Por meio dessa estratégia, os pacientes podem ir muito além de uma análise de histórico familiar ou exames de rotina. Com a possibilidade de análise genética e do perfil de risco individual, é possível adotar alternativas reais de prevenção e atingir uma longevidade mais saudável.
Um dos casos mais midiáticos — envolvendo essa temática — ocorreu com a atriz americana Angelina Jolie. Após a submissão a exames de análise genética, ela descobriu que em seu genoma havia uma mutação. O gene mutado expressava um marcador tumoral característico da neoplasia mamária.
Ou seja, a atriz teria 85% de possibilidade de desenvolver um câncer de mama no futuro. Outro aspecto que lhe conferia fator de risco era que a mãe dela havia falecido exatamente em consequência desse tipo de tumor.
Com essa informação em mãos, Angelina Jolie recorreu ao tratamento prévio para minimizar o risco de tumor. Assim, antes que as células malignas surgissem, ela optou pela mastectomia dupla.
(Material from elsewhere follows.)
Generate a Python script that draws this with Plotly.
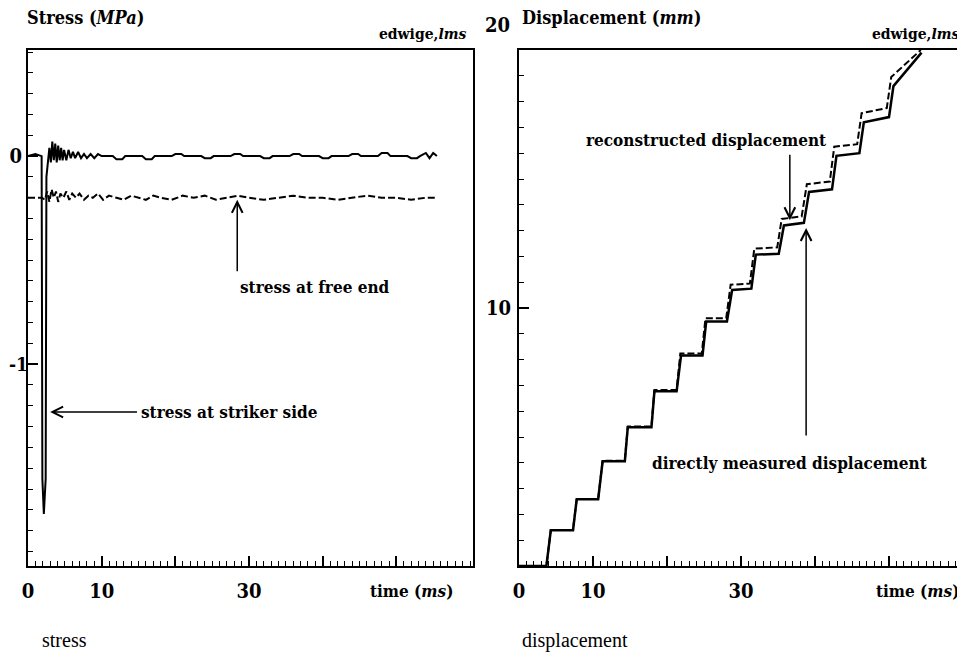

Por conseguinte, essa intervenção diminuiu as chances de desenvolvimento de tumor mamário para 5%.
Com as possibilidades que a Medicina personalizada representa, os exames genéticos possibilitam a descoberta do índice de risco de inúmeras doenças associadas a fatores hereditários. Perdas funcionais resultantes do Parkinson, Alzheimer, de doenças dermatológicas ou de problemas metabólicos decorrentes do diabetes ou de dislipidemias podem ser previstos e evitados.
Hoje, o que estamos vivenciando é uma mudança de paradigma em áreas médicas de grande importância clínica e epidemiológica. Assim, a proposta da Medicina personalizada é oferecer assistência médica considerando a individualidade física e a carga genética dos pacientes.
Por meio das informações contidas na constituição genômica dos indivíduos, pode-se propiciar uma intervenção terapêutica específica e mais eficaz do que a que é realizada pelos moldes tradicionais. Nos próximos anos, a tendência é que esses procedimentos sejam cada vez mais divulgados e, por conseguinte, mais acessíveis à população.
Infere-se, portanto, que o desenvolvimento da Medicina personalizada trouxe mudanças relevantes nos modelos de atendimento médico. Por meio da análise genética do paciente, os médicos podem identificar, prevenir e minimizar os impactos das doenças que mais desafiam o bem-estar e a qualidade de vida da população.